- [LISTING]:
════

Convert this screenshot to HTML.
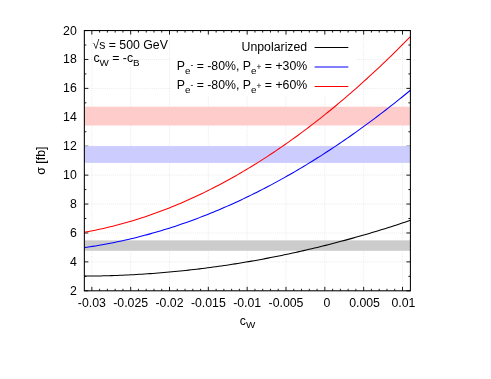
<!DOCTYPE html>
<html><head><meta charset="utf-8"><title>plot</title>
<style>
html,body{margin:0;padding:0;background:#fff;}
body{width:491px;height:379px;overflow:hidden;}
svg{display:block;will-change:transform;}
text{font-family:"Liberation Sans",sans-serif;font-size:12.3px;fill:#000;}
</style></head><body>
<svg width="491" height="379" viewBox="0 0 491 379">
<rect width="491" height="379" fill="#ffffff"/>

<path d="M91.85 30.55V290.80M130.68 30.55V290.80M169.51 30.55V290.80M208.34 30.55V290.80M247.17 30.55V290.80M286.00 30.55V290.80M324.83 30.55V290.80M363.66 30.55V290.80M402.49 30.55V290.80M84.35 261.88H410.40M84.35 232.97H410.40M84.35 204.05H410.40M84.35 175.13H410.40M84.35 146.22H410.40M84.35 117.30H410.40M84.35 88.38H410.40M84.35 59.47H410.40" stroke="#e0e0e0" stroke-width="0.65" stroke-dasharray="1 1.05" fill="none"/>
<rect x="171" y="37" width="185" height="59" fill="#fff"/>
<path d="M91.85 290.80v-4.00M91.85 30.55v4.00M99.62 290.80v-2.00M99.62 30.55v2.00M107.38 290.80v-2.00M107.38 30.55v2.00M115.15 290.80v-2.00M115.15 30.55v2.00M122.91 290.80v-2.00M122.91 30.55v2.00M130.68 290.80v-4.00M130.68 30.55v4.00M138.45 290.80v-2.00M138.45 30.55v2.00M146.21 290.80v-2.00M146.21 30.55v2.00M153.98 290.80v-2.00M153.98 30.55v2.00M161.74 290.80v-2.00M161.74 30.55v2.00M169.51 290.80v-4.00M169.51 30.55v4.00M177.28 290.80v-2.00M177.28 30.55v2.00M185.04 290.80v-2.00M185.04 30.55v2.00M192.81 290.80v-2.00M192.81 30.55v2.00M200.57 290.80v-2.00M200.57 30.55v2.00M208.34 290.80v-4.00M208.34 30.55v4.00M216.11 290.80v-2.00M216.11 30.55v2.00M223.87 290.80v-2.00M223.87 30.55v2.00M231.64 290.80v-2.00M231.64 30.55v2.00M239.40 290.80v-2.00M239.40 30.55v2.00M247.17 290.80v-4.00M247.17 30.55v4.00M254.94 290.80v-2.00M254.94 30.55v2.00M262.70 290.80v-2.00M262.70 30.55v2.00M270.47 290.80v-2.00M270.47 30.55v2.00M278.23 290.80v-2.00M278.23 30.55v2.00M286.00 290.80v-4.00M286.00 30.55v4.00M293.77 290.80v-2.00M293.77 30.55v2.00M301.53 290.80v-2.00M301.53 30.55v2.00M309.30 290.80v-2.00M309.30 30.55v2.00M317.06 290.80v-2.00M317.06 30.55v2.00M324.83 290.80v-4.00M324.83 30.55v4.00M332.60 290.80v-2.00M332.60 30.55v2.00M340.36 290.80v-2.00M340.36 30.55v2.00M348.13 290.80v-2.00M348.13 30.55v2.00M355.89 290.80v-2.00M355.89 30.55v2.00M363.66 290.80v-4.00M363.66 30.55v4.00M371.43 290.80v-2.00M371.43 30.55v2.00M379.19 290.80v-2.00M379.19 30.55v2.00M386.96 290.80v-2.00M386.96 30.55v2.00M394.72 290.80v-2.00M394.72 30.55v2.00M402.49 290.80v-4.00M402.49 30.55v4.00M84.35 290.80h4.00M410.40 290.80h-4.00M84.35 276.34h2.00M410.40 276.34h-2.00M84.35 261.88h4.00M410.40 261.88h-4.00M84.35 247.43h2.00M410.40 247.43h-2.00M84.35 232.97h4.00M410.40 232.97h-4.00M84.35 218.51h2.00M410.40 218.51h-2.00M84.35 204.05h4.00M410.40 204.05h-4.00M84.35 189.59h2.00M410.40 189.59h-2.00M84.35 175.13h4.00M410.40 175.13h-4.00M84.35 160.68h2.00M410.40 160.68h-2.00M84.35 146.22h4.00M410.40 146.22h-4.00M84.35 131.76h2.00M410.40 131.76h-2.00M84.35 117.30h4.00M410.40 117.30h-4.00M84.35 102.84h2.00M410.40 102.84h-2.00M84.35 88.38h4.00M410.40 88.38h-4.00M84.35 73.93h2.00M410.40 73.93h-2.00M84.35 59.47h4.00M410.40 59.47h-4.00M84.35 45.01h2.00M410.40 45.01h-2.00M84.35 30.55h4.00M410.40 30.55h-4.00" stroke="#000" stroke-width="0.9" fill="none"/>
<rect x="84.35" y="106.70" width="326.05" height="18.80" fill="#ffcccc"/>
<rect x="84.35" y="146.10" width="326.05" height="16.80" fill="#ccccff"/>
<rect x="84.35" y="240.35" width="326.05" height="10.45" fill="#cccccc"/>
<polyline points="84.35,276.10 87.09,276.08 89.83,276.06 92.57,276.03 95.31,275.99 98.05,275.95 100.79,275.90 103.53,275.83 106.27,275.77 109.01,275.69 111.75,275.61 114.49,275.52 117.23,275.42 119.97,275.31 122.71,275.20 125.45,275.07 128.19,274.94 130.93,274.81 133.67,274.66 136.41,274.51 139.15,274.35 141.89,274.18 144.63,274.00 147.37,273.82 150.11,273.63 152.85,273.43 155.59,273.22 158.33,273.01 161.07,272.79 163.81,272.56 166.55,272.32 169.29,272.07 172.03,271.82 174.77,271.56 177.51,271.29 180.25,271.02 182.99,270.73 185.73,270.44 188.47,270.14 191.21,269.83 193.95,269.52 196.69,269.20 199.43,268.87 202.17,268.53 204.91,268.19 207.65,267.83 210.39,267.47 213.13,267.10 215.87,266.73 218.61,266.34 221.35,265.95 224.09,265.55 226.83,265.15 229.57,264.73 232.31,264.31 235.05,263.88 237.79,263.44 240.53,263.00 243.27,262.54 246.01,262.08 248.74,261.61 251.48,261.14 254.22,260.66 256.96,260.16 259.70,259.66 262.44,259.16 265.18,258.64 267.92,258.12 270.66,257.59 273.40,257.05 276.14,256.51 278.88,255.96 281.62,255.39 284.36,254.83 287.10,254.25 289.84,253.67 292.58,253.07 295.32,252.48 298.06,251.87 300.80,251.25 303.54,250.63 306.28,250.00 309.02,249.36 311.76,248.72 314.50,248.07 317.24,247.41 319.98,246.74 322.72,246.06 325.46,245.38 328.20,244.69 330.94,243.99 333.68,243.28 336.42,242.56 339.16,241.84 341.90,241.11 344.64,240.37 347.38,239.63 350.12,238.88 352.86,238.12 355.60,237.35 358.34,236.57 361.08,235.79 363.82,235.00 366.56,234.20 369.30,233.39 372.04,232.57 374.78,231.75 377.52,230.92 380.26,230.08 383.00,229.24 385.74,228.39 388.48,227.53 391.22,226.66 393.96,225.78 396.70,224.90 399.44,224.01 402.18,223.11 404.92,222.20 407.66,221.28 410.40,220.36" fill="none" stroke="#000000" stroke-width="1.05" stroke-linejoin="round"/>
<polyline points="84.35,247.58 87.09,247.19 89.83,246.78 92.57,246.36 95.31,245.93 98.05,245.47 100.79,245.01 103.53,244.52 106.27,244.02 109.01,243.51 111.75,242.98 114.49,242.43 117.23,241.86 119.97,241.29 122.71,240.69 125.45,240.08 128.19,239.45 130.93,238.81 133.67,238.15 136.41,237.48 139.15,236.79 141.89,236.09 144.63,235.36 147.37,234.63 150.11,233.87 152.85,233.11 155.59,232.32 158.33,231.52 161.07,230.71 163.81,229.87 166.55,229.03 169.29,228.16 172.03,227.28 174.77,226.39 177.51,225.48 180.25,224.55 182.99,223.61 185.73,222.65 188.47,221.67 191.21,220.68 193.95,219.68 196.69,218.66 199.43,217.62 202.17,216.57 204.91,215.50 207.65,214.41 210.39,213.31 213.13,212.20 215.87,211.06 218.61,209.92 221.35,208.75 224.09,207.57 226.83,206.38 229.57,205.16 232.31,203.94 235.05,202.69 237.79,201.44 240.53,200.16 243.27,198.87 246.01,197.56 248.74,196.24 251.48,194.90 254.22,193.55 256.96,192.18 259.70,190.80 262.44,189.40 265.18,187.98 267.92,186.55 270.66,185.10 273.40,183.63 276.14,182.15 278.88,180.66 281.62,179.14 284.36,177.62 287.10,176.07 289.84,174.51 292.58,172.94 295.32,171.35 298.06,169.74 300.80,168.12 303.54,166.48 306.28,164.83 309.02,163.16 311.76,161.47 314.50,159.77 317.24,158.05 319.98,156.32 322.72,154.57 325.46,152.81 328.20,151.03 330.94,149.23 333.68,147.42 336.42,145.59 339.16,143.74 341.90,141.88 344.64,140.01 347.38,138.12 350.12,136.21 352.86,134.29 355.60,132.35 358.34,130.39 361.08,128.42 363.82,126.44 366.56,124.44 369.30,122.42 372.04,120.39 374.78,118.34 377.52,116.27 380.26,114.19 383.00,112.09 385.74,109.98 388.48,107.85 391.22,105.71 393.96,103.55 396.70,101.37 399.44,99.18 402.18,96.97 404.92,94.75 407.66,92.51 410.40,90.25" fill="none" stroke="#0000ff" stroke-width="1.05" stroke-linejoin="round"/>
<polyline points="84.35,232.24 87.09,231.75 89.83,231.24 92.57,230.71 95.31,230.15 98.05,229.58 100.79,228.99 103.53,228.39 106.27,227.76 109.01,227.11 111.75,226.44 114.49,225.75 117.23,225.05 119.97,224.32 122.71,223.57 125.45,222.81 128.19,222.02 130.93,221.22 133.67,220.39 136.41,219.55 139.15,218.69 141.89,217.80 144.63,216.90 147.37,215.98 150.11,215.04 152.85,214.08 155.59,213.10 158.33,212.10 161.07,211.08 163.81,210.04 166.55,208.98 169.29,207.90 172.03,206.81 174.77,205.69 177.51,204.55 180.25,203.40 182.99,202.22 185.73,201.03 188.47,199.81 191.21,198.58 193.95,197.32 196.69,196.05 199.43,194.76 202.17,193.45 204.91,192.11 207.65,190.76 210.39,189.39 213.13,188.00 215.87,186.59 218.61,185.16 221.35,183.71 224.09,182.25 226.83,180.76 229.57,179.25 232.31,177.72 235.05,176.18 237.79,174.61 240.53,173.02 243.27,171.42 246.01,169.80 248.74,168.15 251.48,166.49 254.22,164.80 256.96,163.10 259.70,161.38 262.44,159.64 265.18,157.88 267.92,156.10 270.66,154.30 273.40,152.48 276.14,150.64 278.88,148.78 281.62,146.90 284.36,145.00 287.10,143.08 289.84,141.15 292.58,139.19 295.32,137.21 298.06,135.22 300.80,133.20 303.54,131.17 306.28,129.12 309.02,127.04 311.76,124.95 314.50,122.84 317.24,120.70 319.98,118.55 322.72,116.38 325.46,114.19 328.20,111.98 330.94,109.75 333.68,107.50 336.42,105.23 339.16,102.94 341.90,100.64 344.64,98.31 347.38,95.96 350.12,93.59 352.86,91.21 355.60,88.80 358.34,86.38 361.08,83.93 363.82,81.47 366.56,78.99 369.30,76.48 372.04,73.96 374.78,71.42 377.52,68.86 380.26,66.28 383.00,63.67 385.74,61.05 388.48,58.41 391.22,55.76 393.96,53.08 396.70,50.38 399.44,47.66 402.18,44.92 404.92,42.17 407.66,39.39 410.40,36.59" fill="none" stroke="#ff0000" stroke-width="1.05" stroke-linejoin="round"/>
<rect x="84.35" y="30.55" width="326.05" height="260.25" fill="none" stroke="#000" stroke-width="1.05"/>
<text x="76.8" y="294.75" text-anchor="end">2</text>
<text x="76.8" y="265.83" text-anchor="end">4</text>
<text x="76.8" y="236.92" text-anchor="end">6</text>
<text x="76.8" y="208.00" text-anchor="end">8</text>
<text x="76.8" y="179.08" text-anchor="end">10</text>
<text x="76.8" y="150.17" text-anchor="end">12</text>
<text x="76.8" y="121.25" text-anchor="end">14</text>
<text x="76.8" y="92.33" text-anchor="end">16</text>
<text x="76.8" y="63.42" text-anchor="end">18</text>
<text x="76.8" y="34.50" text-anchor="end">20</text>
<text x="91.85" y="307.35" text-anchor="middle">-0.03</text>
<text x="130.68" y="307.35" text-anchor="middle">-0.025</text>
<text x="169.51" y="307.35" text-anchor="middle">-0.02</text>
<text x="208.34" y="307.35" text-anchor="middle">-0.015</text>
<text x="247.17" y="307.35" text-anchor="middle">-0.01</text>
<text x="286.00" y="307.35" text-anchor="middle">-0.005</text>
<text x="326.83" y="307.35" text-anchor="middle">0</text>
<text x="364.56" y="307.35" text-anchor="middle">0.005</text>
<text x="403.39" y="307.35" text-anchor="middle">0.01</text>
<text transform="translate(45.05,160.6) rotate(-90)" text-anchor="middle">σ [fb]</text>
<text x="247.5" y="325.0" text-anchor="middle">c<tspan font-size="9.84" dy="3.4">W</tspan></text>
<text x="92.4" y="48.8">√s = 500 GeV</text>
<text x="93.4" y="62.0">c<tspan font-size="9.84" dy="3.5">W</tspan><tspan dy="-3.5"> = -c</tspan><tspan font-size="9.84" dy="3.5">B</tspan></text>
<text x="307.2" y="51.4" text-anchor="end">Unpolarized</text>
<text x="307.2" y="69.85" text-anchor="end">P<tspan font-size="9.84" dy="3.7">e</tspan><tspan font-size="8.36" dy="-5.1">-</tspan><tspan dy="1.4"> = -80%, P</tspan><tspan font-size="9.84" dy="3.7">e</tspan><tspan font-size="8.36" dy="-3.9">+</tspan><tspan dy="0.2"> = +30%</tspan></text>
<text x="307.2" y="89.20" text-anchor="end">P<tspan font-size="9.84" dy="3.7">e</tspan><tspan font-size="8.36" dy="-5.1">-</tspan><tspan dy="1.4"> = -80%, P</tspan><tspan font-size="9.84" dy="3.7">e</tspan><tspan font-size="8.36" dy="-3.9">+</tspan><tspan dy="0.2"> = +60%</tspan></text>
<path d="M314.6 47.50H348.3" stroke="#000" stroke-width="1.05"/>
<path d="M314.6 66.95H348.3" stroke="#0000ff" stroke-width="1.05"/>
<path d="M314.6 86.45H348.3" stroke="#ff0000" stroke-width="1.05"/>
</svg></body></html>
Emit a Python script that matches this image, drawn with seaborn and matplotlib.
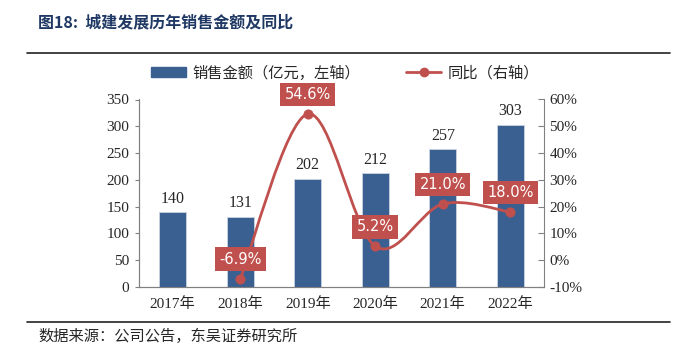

════

- [REQUIRED TASK]: Search the entries for the word "this" and copy every line that has it.

- [FULL ANSWER]:
Convert this screenshot to HTML.
Emit a Python script that matches this image, drawn with seaborn and matplotlib.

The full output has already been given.